++++ MATERIAL ++++
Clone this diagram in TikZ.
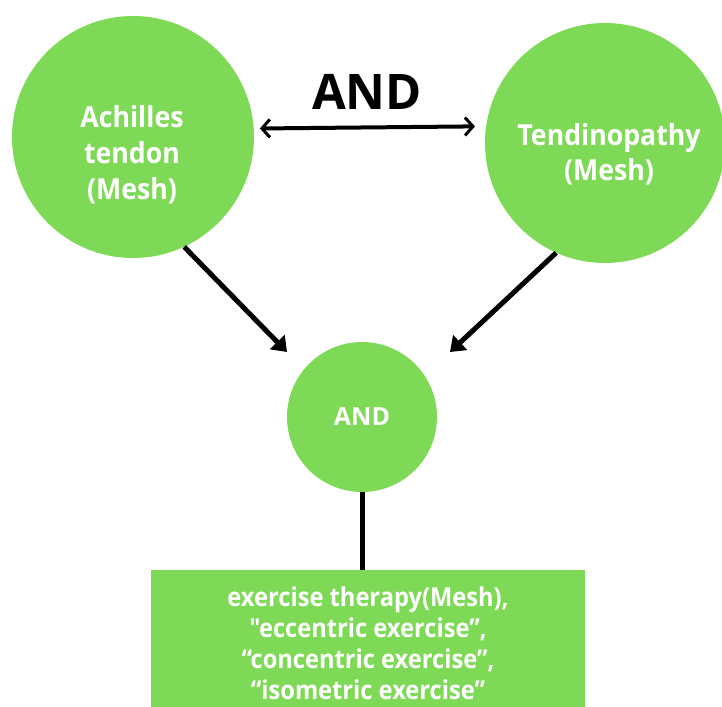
\documentclass[tikz,border=0pt]{standalone}
\usepackage{fontspec}
\setmainfont{Open Sans}
\newfontfamily\condfont{Open Sans}[FakeStretch=0.92]
\newfontfamily\boxfont{Open Sans}[FakeStretch=0.91]
\usetikzlibrary{arrows.meta}
\definecolor{leaf}{HTML}{7ED957}
\tikzset{
  bubble/.style={circle, fill=leaf, draw=none, inner sep=0pt},
  bubbletext/.style={text=white, align=center, inner sep=0pt, font=\condfont\bfseries\fontsize{29}{36}\selectfont},
  conn/.style={line width=5pt, -{Triangle[length=14pt,width=20pt]}},
  link/.style={line width=4pt, {Straight Barb[length=8pt,width=18pt,line width=3pt]}-{Straight Barb[length=8pt,width=18pt,line width=3pt]}}
}
\begin{document}
\begin{tikzpicture}[x=1pt,y=-1pt]
\useasboundingbox (0,0) rectangle (722,706);
\clip (0,0) rectangle (722,706);
\node[bubble, minimum size=242pt] (L) at (133,137) {};
\node[bubbletext] (Lt) at (132,155) {Achilles\\ tendon\\ (Mesh)};
\node[bubble, minimum size=240pt] (R) at (605,143) {};
\node[bubbletext, font=\condfont\bfseries\fontsize{29}{35}\selectfont] (Rt) at (609,154) {Tendinopathy\\ (Mesh)};
\node[bubble, minimum size=150pt, text=white, font=\bfseries\fontsize{25}{26}\selectfont] (M) at (362,417)
  {AND};
\node[fill=leaf, minimum width=434pt, minimum height=146pt, inner sep=0pt, text=white, align=center,
  font=\boxfont\bfseries\fontsize{26}{31}\selectfont] (B) at (368,643)
  {exercise therapy(Mesh),\\ "eccentric exercise”,\\ “concentric exercise”,\\ “isometric exercise”};
\node[font=\bfseries\fontsize{49}{52}\selectfont] (T) at (367,92) {AND};
\coordinate (la) at (287,352);
\coordinate (ra) at (450,352);
\draw[conn] (L.-65) -- (la);
\draw[conn] (R.-114) -- (ra);
\draw[link, shorten <=6pt, shorten >=11pt] (L.4.3) -- (R.172.8);
\draw[line width=5pt] (M.south) -- (M.south |- B.north);
\end{tikzpicture}
\end{document}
++++
DIRECTION:
Print the complete listing exactly as it stands, without its pictures.

ANSWER FOR THE TASK:
Clone this diagram in TikZ.
\documentclass[tikz,border=0pt]{standalone}
\usepackage{fontspec}
\setmainfont{Open Sans}
\newfontfamily\condfont{Open Sans}[FakeStretch=0.92]
\newfontfamily\boxfont{Open Sans}[FakeStretch=0.91]
\usetikzlibrary{arrows.meta}
\definecolor{leaf}{HTML}{7ED957}
\tikzset{
  bubble/.style={circle, fill=leaf, draw=none, inner sep=0pt},
  bubbletext/.style={text=white, align=center, inner sep=0pt, font=\condfont\bfseries\fontsize{29}{36}\selectfont},
  conn/.style={line width=5pt, -{Triangle[length=14pt,width=20pt]}},
  link/.style={line width=4pt, {Straight Barb[length=8pt,width=18pt,line width=3pt]}-{Straight Barb[length=8pt,width=18pt,line width=3pt]}}
}
\begin{document}
\begin{tikzpicture}[x=1pt,y=-1pt]
\useasboundingbox (0,0) rectangle (722,706);
\clip (0,0) rectangle (722,706);
\node[bubble, minimum size=242pt] (L) at (133,137) {};
\node[bubbletext] (Lt) at (132,155) {Achilles\\ tendon\\ (Mesh)};
\node[bubble, minimum size=240pt] (R) at (605,143) {};
\node[bubbletext, font=\condfont\bfseries\fontsize{29}{35}\selectfont] (Rt) at (609,154) {Tendinopathy\\ (Mesh)};
\node[bubble, minimum size=150pt, text=white, font=\bfseries\fontsize{25}{26}\selectfont] (M) at (362,417)
  {AND};
\node[fill=leaf, minimum width=434pt, minimum height=146pt, inner sep=0pt, text=white, align=center,
  font=\boxfont\bfseries\fontsize{26}{31}\selectfont] (B) at (368,643)
  {exercise therapy(Mesh),\\ "eccentric exercise”,\\ “concentric exercise”,\\ “isometric exercise”};
\node[font=\bfseries\fontsize{49}{52}\selectfont] (T) at (367,92) {AND};
\coordinate (la) at (287,352);
\coordinate (ra) at (450,352);
\draw[conn] (L.-65) -- (la);
\draw[conn] (R.-114) -- (ra);
\draw[link, shorten <=6pt, shorten >=11pt] (L.4.3) -- (R.172.8);
\draw[line width=5pt] (M.south) -- (M.south |- B.north);
\end{tikzpicture}
\end{document}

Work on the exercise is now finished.